I would recommend this book to a developer who worked with PHP already, but getting ready to embark onto a more intensive data processing endeavor.
The book is not terribly long, yet comprehensive enough to allow a person to become proficient in Doctrine say overnight (yes, my Kindle app estimated my reading speed at ~ 2.5 Hrs, that is without me experimenting with code). Personally, I value concise books because they give me a push and allow a relatively comfortable solo sailing with an occasional exploration of a topic I did not encounter learning but stumbled upon doing real-life work.
As an aside, use of an ORM (not just Doctrine specifically) is typically being perceived as a negative phenomenon by the data people (disclaimer: I am the data person), unsurprisingly Kevin mentions performance implications under the so called Big Data scenario. This has it’s grounds, I agree, as for example tuning DML or data retrieval, so let’s not argue here, but at least one aspect on an ORM not possible to beat – is its ability to allow seamless transition from one database platform to another, relatively uncommon in the past, seems to being picking up nowadays. But do not be overly optimistic, no migration is ever smooth, it just alleviates some of the pains and minimizes the costs of engineering and maintaining your software.
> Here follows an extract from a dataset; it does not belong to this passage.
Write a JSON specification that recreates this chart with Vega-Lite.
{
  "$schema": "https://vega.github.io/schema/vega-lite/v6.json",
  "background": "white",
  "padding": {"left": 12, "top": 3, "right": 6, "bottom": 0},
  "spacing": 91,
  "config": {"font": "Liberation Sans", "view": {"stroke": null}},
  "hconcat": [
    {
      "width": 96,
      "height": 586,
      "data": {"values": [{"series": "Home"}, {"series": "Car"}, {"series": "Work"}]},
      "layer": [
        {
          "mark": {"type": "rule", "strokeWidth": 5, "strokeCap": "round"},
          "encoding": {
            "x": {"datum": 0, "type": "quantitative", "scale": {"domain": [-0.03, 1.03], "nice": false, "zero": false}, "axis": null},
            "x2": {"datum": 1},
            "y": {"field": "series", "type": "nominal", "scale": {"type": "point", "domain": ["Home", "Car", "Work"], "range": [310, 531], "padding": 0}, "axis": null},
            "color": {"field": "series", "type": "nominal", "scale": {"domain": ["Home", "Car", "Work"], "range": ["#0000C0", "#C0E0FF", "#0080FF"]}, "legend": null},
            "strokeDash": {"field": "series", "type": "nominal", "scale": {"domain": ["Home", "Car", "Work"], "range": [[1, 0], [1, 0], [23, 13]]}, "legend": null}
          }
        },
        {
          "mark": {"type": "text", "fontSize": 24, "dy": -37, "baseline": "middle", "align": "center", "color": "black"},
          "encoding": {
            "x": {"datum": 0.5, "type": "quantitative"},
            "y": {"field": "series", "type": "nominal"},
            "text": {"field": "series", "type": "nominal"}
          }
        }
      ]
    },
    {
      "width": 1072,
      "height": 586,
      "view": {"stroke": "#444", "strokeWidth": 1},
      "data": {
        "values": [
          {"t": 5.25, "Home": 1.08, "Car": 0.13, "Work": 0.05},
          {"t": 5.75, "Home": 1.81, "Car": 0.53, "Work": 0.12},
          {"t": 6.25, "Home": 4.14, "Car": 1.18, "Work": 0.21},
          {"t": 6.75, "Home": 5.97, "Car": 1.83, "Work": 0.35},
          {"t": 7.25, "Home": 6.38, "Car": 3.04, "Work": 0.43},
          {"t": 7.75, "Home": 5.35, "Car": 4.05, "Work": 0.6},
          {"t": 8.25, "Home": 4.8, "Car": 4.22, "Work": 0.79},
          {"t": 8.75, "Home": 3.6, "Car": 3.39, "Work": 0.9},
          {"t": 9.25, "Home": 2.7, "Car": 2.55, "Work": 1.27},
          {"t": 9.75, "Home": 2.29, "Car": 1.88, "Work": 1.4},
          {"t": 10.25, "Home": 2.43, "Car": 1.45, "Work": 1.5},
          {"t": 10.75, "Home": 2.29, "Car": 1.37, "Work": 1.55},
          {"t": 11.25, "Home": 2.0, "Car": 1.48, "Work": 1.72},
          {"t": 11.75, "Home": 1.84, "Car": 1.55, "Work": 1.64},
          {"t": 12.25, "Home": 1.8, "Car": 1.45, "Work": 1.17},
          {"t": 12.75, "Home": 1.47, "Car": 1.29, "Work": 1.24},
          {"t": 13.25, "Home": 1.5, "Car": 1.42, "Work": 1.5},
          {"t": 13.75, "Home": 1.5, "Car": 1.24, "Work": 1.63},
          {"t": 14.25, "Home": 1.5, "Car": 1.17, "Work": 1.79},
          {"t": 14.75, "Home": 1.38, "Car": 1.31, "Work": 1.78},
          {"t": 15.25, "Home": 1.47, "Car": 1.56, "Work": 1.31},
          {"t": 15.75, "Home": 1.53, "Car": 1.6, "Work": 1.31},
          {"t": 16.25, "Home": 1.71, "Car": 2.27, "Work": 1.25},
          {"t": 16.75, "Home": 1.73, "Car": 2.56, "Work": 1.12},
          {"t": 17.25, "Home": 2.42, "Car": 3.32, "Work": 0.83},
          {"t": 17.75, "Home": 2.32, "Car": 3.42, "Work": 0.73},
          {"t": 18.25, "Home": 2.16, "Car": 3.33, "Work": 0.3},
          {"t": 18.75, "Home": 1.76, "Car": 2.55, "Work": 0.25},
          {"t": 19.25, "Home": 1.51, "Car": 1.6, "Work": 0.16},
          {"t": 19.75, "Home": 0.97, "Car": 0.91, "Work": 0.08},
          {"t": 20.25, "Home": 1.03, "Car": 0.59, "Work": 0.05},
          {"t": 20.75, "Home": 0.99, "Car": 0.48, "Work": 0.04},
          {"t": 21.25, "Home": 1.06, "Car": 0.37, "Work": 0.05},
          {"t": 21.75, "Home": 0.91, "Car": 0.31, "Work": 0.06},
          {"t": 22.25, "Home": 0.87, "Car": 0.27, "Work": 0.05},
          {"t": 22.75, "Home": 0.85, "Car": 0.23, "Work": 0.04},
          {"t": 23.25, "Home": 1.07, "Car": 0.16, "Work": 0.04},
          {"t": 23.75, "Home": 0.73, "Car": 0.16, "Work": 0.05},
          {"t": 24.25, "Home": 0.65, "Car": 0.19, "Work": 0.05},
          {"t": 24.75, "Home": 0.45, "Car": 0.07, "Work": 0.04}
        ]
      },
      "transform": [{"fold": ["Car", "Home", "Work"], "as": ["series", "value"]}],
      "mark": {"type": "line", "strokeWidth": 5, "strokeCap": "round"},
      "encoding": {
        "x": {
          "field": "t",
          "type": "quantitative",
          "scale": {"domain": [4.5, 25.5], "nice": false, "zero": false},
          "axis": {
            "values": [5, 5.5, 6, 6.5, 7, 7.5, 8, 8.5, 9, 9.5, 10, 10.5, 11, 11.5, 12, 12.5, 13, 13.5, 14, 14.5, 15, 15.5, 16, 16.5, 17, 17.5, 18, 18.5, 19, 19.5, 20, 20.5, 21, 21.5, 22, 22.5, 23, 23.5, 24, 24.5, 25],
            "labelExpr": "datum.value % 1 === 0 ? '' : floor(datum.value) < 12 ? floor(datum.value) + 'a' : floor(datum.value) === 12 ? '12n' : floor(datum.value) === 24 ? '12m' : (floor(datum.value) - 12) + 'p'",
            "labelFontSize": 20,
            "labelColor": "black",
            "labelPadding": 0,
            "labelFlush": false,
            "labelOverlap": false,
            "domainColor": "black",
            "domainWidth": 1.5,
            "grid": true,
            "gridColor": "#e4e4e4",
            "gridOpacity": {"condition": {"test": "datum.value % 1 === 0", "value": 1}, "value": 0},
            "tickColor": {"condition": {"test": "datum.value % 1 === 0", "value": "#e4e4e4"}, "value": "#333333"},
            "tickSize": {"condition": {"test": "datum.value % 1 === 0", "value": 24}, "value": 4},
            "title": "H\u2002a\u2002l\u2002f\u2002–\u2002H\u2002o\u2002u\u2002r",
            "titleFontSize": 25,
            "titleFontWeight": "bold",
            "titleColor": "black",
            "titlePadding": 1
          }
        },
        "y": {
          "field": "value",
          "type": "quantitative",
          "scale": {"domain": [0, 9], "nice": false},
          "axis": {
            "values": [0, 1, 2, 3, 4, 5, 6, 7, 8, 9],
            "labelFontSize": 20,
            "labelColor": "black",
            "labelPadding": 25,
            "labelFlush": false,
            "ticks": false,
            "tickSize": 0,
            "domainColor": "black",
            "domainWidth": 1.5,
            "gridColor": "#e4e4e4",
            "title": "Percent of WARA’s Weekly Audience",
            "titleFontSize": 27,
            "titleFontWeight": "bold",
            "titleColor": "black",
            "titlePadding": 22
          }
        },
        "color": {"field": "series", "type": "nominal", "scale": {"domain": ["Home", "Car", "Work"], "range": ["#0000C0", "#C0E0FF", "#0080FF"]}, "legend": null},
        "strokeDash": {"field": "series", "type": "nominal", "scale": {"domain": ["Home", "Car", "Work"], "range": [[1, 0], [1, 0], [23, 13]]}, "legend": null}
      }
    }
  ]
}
On the not so bright side the author does not cover executing stored procedures/packages, and apparently Doctrine (as most OSS projects) has a long list of defects, yeah, I can hear you, this is a book review, nothing else, ditto.
You will find information in the book on how to build your own SQL, implement association, inheritance and even a not so often used many-to-many relationships.
On the odd note, I saw a circular reference created in one of the book examples, while possible it is very dangerous! Also the book covers only one approach: building your app code-first: meaning the database schema is created after a class, which I (you know who am I ) don’t endorse, alas I am / was new to Doctrine.
I suggest Kevin adds to ver. 2.0 of this book the following:
- Building an application the schema-up way, too, and
- Provide an example where Doctrine is using a Mongo database.
I give this book a 5 out of 5 rating because it has achieve its objectives, however it seems that Packt could give it the “Instant” moniker due to its material coverage.